EVANS V. LIVINGSTON, TEX. CT. OF APP. (MAY 2025)

CLAIMS: Multiple residential property owners in Kenefick, Texas sued a lot owner in their subdivision, claiming that the lot owner had violated residential neighborhood restrictive covenants by putting in a prefabricated manufactured home.

EVIDENCE: The 1978 neighborhood covenants included provisions regarding the size of homes and materials to be used in the exterior of homes. The restrictions specified areas where mobile homes could be placed, and such areas did not include the lot that the defendants had bought and located the pre-manufactured home. The covenants affecting the Defendant’s lot clearly stated that: “no residence constructed on a lot shall be of less than twelve hundred (1,200) square feet of covered floor space, exclusive of carport, garage, patio, and porch, and all residences shall be built on a concrete slab or concrete pier. Each residence shall be built out of brick, stone, or some other type of masonry or painted or stained redwood, cedar, finished lumber, cypress, or treated pine logs.” In 2021, the defendant’s family purchased a 1,900 square foot modular home and placed it on the lot. The pre-manufactured home was placed on a concrete slab and had a composite shingle roof, with hardie board plank siding.

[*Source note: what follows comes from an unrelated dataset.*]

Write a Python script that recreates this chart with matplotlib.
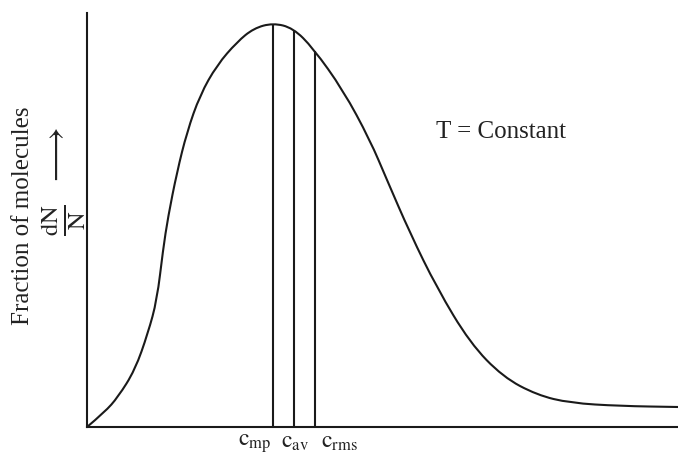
import matplotlib
matplotlib.use("Agg")
import matplotlib.pyplot as plt
import numpy as np
from matplotlib.path import Path
from matplotlib.patches import PathPatch

plt.rcParams['font.family'] = ['Liberation Serif', 'DejaVu Serif']
plt.rcParams['mathtext.fontset'] = 'stix'

# molecular speed (arbitrary units) and fraction dN/N
speed = [0.0, 3.0, 5.25, 8.12, 10.32, 11.84, 12.86, 13.71, 15.23, 16.92, 19.12,
         22.0, 25.38, 28.2, 31.47, 34.86, 38.24, 43.32, 47.88,
         50.76, 54.65, 59.22, 64.81, 70.39, 76.14, 81.73, 90.19, 100.0]
fraction = [0.0, 3.6, 7.25, 13.77, 22.71, 30.68, 42.75, 50.72, 61.59, 71.26, 80.19,
            87.44, 93.0, 96.3, 97.58, 96.38, 91.55, 81.4, 69.32,
            59.66, 46.86, 33.57, 20.29, 12.08, 7.73, 5.8, 5.07, 4.83]

c_names = [r'$\mathrm{c}_{\mathrm{mp}}$', r'$\mathrm{c}_{\mathrm{av}}$', r'$\mathrm{c}_{\mathrm{rms}}$']
c_values = [31.47, 35.0, 38.5]

W, H = 678, 454
fig = plt.figure(figsize=(W / 100, H / 100), dpi=100)
ax = fig.add_axes([87 / W, (H - 427) / H, (W - 87) / W, (427 - 13) / H])

# smooth curve: read points used as quadratic bezier controls
pts = np.column_stack([speed, fraction])
verts = [pts[0]]
codes = [Path.MOVETO]
for i in range(1, len(pts) - 1):
    verts += [pts[i], (pts[i] + pts[i + 1]) / 2]
    codes += [Path.CURVE3, Path.CURVE3]
verts.append(pts[-1])
codes.append(Path.LINETO)
curve = Path(verts, codes)
ax.add_patch(PathPatch(curve, fill=False, edgecolor='#1a1a1a', lw=1.5, clip_on=False))

flat = curve.to_polygons(closed_only=False)[0]
tops = np.interp(c_values, flat[:, 0], flat[:, 1])
ax.vlines(c_values, 0, tops, color='#1a1a1a', lw=1.5)

ax.set_xlim(0, 100)
ax.set_ylim(0, 100)
ax.set_xticks([])
ax.set_yticks([])
for s in ['top', 'right']:
    ax.spines[s].set_visible(False)
for s in ['left', 'bottom']:
    ax.spines[s].set_linewidth(1.5)
    ax.spines[s].set_color('#1a1a1a')

# speed labels under the axis
label_x = [271, 295, 339]
label_ha = ['right', 'center', 'center']
for name, px, ha in zip(c_names, label_x, label_ha):
    fig.text(px / W, 1 - 432 / H, name, ha=ha, va='top', fontsize=17, color='#222222')

fig.text(436 / W, 1 - 132 / H, 'T = Constant', ha='left', va='center', fontsize=18, color='#222222')

# y axis label
fig.text(23 / W, 1 - 216 / H, 'Fraction of molecules', rotation=90, ha='center', va='center',
         fontsize=18, color='#222222')
fig.text(64 / W, 1 - 220 / H, r'$\frac{\mathrm{dN}}{\mathrm{N}}$', rotation=90, ha='center', va='center',
         fontsize=25, color='#222222')
fig.text(56 / W, 1 - 157 / H, r'$\longrightarrow$', rotation=90, ha='center', va='center',
         fontsize=25, color='#222222')

fig.savefig('out.png', dpi=100)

COURT RULING: The Court took a close reading of the specific wording in the covenants and found that uncontroverted evidence showed the modular home, as modified, complied with the deed restrictions regarding exterior materials and construction type. The Court noted that the specific language as applicable to the defendant’s lot “only required” that homes be “built out of brick, stone, or some other type of masonry or painted or stained redwood, cedar, finished lumber, cypress, or treated pine logs.” The Court agreed with the defendant’s expert testimony that the home was compliant with the substance of the covenant in that it was of sufficient square footage, that it was “built” on a concrete pad, and that the hardie board siding was a cementitious material enough to satisfy the exterior finish material requirement. Therefore, the covenants were met, and Defendant wins.